> [Objective]
Reproduce each line exactly, including spacing and punctuation.

(Figure scripts)
— begin —

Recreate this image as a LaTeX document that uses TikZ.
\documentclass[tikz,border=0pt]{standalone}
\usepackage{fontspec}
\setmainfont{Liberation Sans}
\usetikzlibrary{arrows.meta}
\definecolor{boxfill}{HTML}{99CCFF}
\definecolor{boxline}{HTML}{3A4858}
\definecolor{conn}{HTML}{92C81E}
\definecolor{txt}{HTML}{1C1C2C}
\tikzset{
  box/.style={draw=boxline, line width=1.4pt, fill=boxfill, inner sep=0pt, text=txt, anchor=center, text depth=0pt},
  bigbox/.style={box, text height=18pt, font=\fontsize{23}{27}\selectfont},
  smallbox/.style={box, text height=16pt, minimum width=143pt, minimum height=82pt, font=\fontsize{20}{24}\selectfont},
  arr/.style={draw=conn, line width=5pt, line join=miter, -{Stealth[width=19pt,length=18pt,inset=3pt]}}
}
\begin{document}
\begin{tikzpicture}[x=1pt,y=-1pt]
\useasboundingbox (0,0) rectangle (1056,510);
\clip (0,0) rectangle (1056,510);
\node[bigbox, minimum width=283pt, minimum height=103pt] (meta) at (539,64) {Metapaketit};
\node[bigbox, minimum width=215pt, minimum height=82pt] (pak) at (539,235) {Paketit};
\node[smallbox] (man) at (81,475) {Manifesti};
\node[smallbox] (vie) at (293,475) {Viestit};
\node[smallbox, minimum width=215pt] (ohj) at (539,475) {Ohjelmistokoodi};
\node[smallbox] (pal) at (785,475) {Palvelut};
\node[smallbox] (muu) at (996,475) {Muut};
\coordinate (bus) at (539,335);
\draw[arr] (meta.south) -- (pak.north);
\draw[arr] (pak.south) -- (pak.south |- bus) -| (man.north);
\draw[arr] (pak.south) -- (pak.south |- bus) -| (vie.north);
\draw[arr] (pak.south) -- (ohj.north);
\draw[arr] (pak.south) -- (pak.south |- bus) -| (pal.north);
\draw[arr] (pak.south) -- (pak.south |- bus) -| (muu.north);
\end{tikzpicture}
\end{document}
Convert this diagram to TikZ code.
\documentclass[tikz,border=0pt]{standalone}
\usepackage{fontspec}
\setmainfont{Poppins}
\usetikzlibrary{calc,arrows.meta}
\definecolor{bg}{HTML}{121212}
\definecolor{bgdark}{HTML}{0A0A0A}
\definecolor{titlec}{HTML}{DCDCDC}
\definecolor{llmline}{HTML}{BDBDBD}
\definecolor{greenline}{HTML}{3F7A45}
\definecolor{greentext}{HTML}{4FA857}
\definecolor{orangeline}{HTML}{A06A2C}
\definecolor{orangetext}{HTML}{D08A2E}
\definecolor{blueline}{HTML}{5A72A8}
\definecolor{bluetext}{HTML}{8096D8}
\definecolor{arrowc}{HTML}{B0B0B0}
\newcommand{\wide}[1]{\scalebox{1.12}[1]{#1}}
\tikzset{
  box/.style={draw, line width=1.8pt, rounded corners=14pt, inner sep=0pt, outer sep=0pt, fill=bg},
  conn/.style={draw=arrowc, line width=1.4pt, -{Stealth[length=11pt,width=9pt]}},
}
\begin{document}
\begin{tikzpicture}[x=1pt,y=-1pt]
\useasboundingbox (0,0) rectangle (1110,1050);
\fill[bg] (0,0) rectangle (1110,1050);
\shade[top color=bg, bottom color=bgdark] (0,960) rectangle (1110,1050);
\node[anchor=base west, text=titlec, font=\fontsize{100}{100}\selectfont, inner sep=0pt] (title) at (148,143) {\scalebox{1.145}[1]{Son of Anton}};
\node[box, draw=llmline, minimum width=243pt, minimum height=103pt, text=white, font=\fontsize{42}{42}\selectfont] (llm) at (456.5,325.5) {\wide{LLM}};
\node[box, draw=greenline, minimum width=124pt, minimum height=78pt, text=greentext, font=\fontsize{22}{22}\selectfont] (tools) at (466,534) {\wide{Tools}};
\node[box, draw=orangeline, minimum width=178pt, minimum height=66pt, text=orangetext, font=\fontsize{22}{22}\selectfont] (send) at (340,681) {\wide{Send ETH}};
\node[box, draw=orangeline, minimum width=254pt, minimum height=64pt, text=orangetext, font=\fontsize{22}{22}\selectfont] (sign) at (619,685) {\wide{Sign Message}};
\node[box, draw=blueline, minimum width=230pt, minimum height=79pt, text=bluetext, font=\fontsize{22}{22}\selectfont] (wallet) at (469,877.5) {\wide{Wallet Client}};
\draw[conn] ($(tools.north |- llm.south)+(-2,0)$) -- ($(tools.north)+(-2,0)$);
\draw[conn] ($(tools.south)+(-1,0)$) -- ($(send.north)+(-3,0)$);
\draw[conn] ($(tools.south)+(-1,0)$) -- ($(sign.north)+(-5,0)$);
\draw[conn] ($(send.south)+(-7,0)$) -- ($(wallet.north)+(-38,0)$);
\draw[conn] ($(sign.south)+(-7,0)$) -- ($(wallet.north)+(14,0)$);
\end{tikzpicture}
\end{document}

— end —

> [Written solution]
Recreate this image as a LaTeX document that uses TikZ.
\documentclass[tikz,border=0pt]{standalone}
\usepackage{fontspec}
\setmainfont{Liberation Sans}
\usetikzlibrary{arrows.meta}
\definecolor{boxfill}{HTML}{99CCFF}
\definecolor{boxline}{HTML}{3A4858}
\definecolor{conn}{HTML}{92C81E}
\definecolor{txt}{HTML}{1C1C2C}
\tikzset{
  box/.style={draw=boxline, line width=1.4pt, fill=boxfill, inner sep=0pt, text=txt, anchor=center, text depth=0pt},
  bigbox/.style={box, text height=18pt, font=\fontsize{23}{27}\selectfont},
  smallbox/.style={box, text height=16pt, minimum width=143pt, minimum height=82pt, font=\fontsize{20}{24}\selectfont},
  arr/.style={draw=conn, line width=5pt, line join=miter, -{Stealth[width=19pt,length=18pt,inset=3pt]}}
}
\begin{document}
\begin{tikzpicture}[x=1pt,y=-1pt]
\useasboundingbox (0,0) rectangle (1056,510);
\clip (0,0) rectangle (1056,510);
\node[bigbox, minimum width=283pt, minimum height=103pt] (meta) at (539,64) {Metapaketit};
\node[bigbox, minimum width=215pt, minimum height=82pt] (pak) at (539,235) {Paketit};
\node[smallbox] (man) at (81,475) {Manifesti};
\node[smallbox] (vie) at (293,475) {Viestit};
\node[smallbox, minimum width=215pt] (ohj) at (539,475) {Ohjelmistokoodi};
\node[smallbox] (pal) at (785,475) {Palvelut};
\node[smallbox] (muu) at (996,475) {Muut};
\coordinate (bus) at (539,335);
\draw[arr] (meta.south) -- (pak.north);
\draw[arr] (pak.south) -- (pak.south |- bus) -| (man.north);
\draw[arr] (pak.south) -- (pak.south |- bus) -| (vie.north);
\draw[arr] (pak.south) -- (ohj.north);
\draw[arr] (pak.south) -- (pak.south |- bus) -| (pal.north);
\draw[arr] (pak.south) -- (pak.south |- bus) -| (muu.north);
\end{tikzpicture}
\end{document}
Convert this diagram to TikZ code.
\documentclass[tikz,border=0pt]{standalone}
\usepackage{fontspec}
\setmainfont{Poppins}
\usetikzlibrary{calc,arrows.meta}
\definecolor{bg}{HTML}{121212}
\definecolor{bgdark}{HTML}{0A0A0A}
\definecolor{titlec}{HTML}{DCDCDC}
\definecolor{llmline}{HTML}{BDBDBD}
\definecolor{greenline}{HTML}{3F7A45}
\definecolor{greentext}{HTML}{4FA857}
\definecolor{orangeline}{HTML}{A06A2C}
\definecolor{orangetext}{HTML}{D08A2E}
\definecolor{blueline}{HTML}{5A72A8}
\definecolor{bluetext}{HTML}{8096D8}
\definecolor{arrowc}{HTML}{B0B0B0}
\newcommand{\wide}[1]{\scalebox{1.12}[1]{#1}}
\tikzset{
  box/.style={draw, line width=1.8pt, rounded corners=14pt, inner sep=0pt, outer sep=0pt, fill=bg},
  conn/.style={draw=arrowc, line width=1.4pt, -{Stealth[length=11pt,width=9pt]}},
}
\begin{document}
\begin{tikzpicture}[x=1pt,y=-1pt]
\useasboundingbox (0,0) rectangle (1110,1050);
\fill[bg] (0,0) rectangle (1110,1050);
\shade[top color=bg, bottom color=bgdark] (0,960) rectangle (1110,1050);
\node[anchor=base west, text=titlec, font=\fontsize{100}{100}\selectfont, inner sep=0pt] (title) at (148,143) {\scalebox{1.145}[1]{Son of Anton}};
\node[box, draw=llmline, minimum width=243pt, minimum height=103pt, text=white, font=\fontsize{42}{42}\selectfont] (llm) at (456.5,325.5) {\wide{LLM}};
\node[box, draw=greenline, minimum width=124pt, minimum height=78pt, text=greentext, font=\fontsize{22}{22}\selectfont] (tools) at (466,534) {\wide{Tools}};
\node[box, draw=orangeline, minimum width=178pt, minimum height=66pt, text=orangetext, font=\fontsize{22}{22}\selectfont] (send) at (340,681) {\wide{Send ETH}};
\node[box, draw=orangeline, minimum width=254pt, minimum height=64pt, text=orangetext, font=\fontsize{22}{22}\selectfont] (sign) at (619,685) {\wide{Sign Message}};
\node[box, draw=blueline, minimum width=230pt, minimum height=79pt, text=bluetext, font=\fontsize{22}{22}\selectfont] (wallet) at (469,877.5) {\wide{Wallet Client}};
\draw[conn] ($(tools.north |- llm.south)+(-2,0)$) -- ($(tools.north)+(-2,0)$);
\draw[conn] ($(tools.south)+(-1,0)$) -- ($(send.north)+(-3,0)$);
\draw[conn] ($(tools.south)+(-1,0)$) -- ($(sign.north)+(-5,0)$);
\draw[conn] ($(send.south)+(-7,0)$) -- ($(wallet.north)+(-38,0)$);
\draw[conn] ($(sign.south)+(-7,0)$) -- ($(wallet.north)+(14,0)$);
\end{tikzpicture}
\end{document}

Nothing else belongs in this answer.